While the local property market largely shrugged off the effects of the global recession last year, higher prices of construction materials meant a slowdown in the number of new residential and commercial developments. This, in turn, analysts said, helped continue the property supply/demand imbalance that has supported positive growth of the market for years.

Industry experts who spoke to Mmegi this week said fundamentals in the property market indicated another strong year for the sector, one of the few to receive a positive outlook in a year of uncertainty around the recession's status. The analysts said already, levels of purchase prices and rentals both for commercial and residential properties, were pointing north, strengthening the market.

Premier Property Managing Director, Luc Vandecasteele said all indications were that prevailing rates in the property market would rise. He said fundamentals in both the residential and commercial purchase and rental sectors, were stable and expected to strengthen as the year progressed.

'Due to the high cost of building in the last year, few people were prepared to undertake property developments because the rentals being offered were still low when compared to the investments required in these developments.

'The developers could not invest in projects, then accept low rentals which do not recoup the costs of the investment. As a result, the gap has continued between the rentals and the investments required for the construction of more properties,' he said.

As a result of this, Vandecasteele said demand for residential and commercial properties would continue outstripping supply, until such time that increased rentals supported the development of more properties. He said another factor that could affect the imbalance would be the rate of inflation.

'Inflation has also been a driver of high costs in property development and if we could tackle this, more properties would be developed and purchased and rental prices would also decline,' he said.

Vandecasteele said with the anticipated cooling off of the global recession, the supply/demand gap could be narrowed this year.  Local economist, Oscar Chiwira said while it was presently difficult to gauge the status of the recession in the local economy, the few indicators available positively supported the strength of the property market. Chiwira said the market was expected to respond positively to the country's slow move away from the recession.

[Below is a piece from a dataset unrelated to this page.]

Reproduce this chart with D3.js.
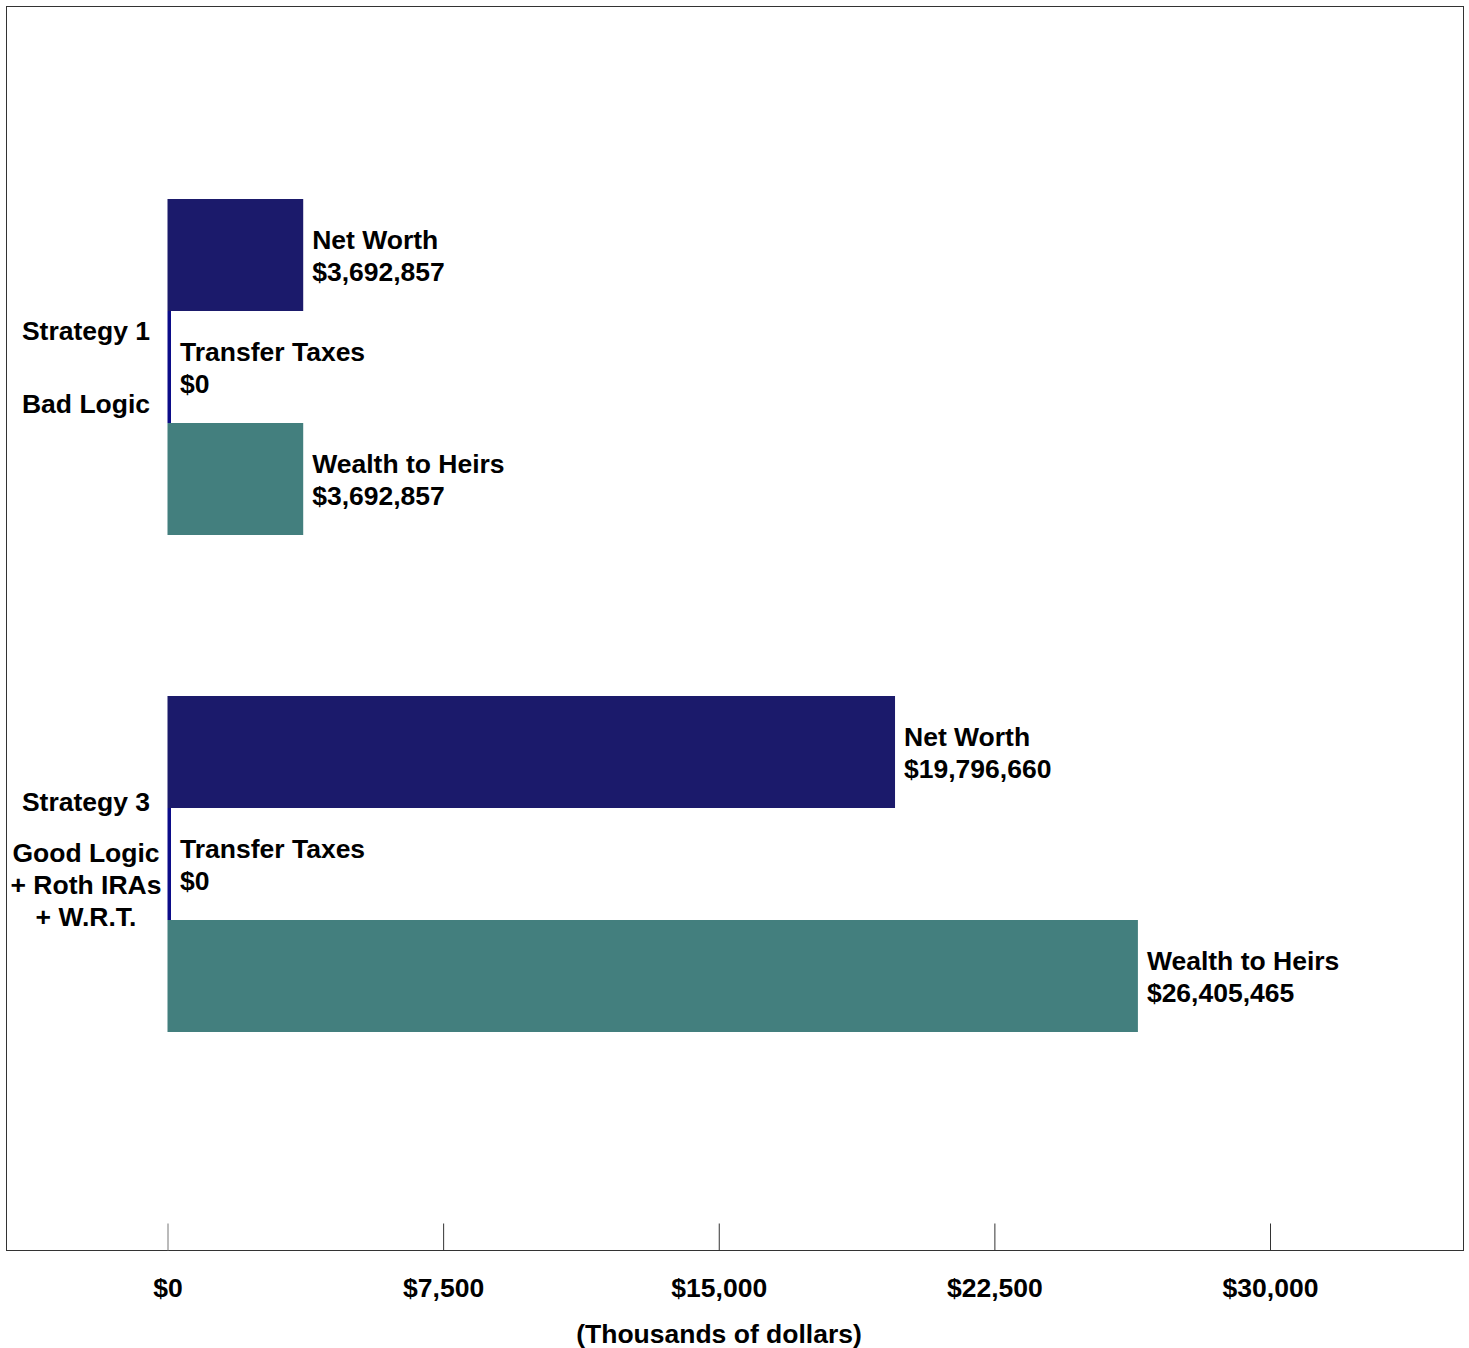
<!DOCTYPE html>
<html>
<head>
<meta charset="utf-8">
<script src="https://cdn.jsdelivr.net/npm/d3@7"></script>
<style>
  body { margin: 0; background: #fff; }
  text { font-family: "Liberation Sans", Arial, Helvetica, sans-serif; font-weight: bold; fill: #000; }
</style>
</head>
<body>
<svg id="chart" width="1469" height="1348"></svg>
<script>
// data (thousands of dollars)
var categories = ['Strategy 1', 'Strategy 3'];
var categoryLines = [
  ['Bad Logic'],
  ['Good Logic', '+ Roth IRAs', '+ W.R.T.']
];
var seriesNames = ['Net Worth', 'Transfer Taxes', 'Wealth to Heirs'];
var netWorth = [3692.857, 19796.660];
var transferTaxes = [0, 0];
var wealthToHeirs = [3692.857, 26405.465];
var valueLabels = [
  ['$3,692,857', '$0', '$3,692,857'],
  ['$19,796,660', '$0', '$26,405,465']
];
var tickValues = [0, 7500, 15000, 22500, 30000];
var axisTitle = '(Thousands of dollars)';

var seriesColors = ['#1b1a6b', '#0c0c88', '#437f7e'];
var headerGap = [73, 51];   // space between "Strategy n" and the description lines
var labelShift = [0, -5];   // nudge of the whole category label block

var svg = d3.select('#chart'),
    frame = { left: 6.5, top: 6.5, right: 1463.5, bottom: 1250.5 };

var x = d3.scaleLinear().domain([0, 30000]).range([167.5, 1270]);
var y = d3.scaleBand().domain(categories).range([118.5, 1112.5]).padding(0);
var bw = y.bandwidth();
var ySub = d3.scaleBand().domain(seriesNames)
  .range([bw / 2 - 168, bw / 2 + 168]).padding(0);

var rows = categories.map(function(c, i) {
  return {
    cat: c,
    vals: [netWorth[i], transferTaxes[i], wealthToHeirs[i]],
    labels: valueLabels[i],
    lines: categoryLines[i],
    gap: headerGap[i],
    shift: labelShift[i]
  };
});

// frame
svg.append('rect')
  .attr('x', frame.left).attr('y', frame.top)
  .attr('width', frame.right - frame.left)
  .attr('height', frame.bottom - frame.top)
  .attr('fill', 'none').attr('stroke', '#333').attr('stroke-width', 1);

// axis
var axis = d3.axisBottom(x)
  .tickValues(tickValues)
  .tickSizeInner(-27).tickSizeOuter(0)
  .tickPadding(28)
  .tickFormat(function(d) { return '$' + d3.format(',')(d); });

var gAxis = svg.append('g')
  .attr('transform', 'translate(0,' + frame.bottom + ')')
  .call(axis);
gAxis.select('.domain').remove();
gAxis.selectAll('.tick line').attr('stroke', function(d) { return d === 0 ? '#777' : '#333'; });
gAxis.selectAll('.tick text')
  .attr('font-size', 26.5)
  .style('font-family', '"Liberation Sans", Arial, sans-serif')
  .style('font-weight', 'bold')
  .attr('fill', '#000');

svg.append('text')
  .attr('x', (frame.left + frame.right) / 2 - 16)
  .attr('y', 1343)
  .attr('text-anchor', 'middle')
  .attr('font-size', 26.5)
  .text(axisTitle);

// groups
var groups = svg.selectAll('g.group')
  .data(rows)
  .enter().append('g')
  .attr('class', 'group')
  .attr('transform', function(d) { return 'translate(0,' + y(d.cat) + ')'; });

groups.each(function(row) {
  var g = d3.select(this);
  seriesNames.forEach(function(s, j) {
    var v = row.vals[j],
        y0 = ySub(s),
        w = Math.max(x(v) - x(0), 3.5);
    g.append('rect')
      .attr('x', x(0)).attr('y', y0)
      .attr('width', w).attr('height', ySub.bandwidth())
      .attr('fill', seriesColors[j]);
    var t = g.append('text')
      .attr('x', x(0) + w + 9)
      .attr('y', y0 + ySub.bandwidth() / 2)
      .attr('font-size', 26.5);
    t.append('tspan').attr('x', x(0) + w + 9).attr('dy', -6).text(s);
    t.append('tspan').attr('x', x(0) + w + 9).attr('dy', 32).text(row.labels[j]);
  });

  // category label block, centred on the group
  var lh = 32,
      blockH = row.gap + (row.lines.length - 1) * lh,
      top = bw / 2 - blockH / 2 + row.shift;
  g.append('text')
    .attr('x', 86).attr('y', top + 9)
    .attr('text-anchor', 'middle').attr('font-size', 26.5)
    .text(row.cat);
  row.lines.forEach(function(l, k) {
    g.append('text')
      .attr('x', 86).attr('y', top + row.gap + k * lh + 9)
      .attr('text-anchor', 'middle').attr('font-size', 26.5)
      .text(l);
  });
});
</script>
</body>
</html>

'We are expecting the market to be stable in the first quarter and perhaps by the third and fourth quarter, yield stronger results as the economy moves out of the recession. However, we cannot be certain at this stage how strongly it will perform because there are few indicators of how significantly we are moving out of the recession. Overall, I'm expecting a positive trend in terms of returns from property this year,' he said.

Chiwira noted that property would remain the hedging instrument of choice for investors due to the positive long-term returns and proven fundamental strength.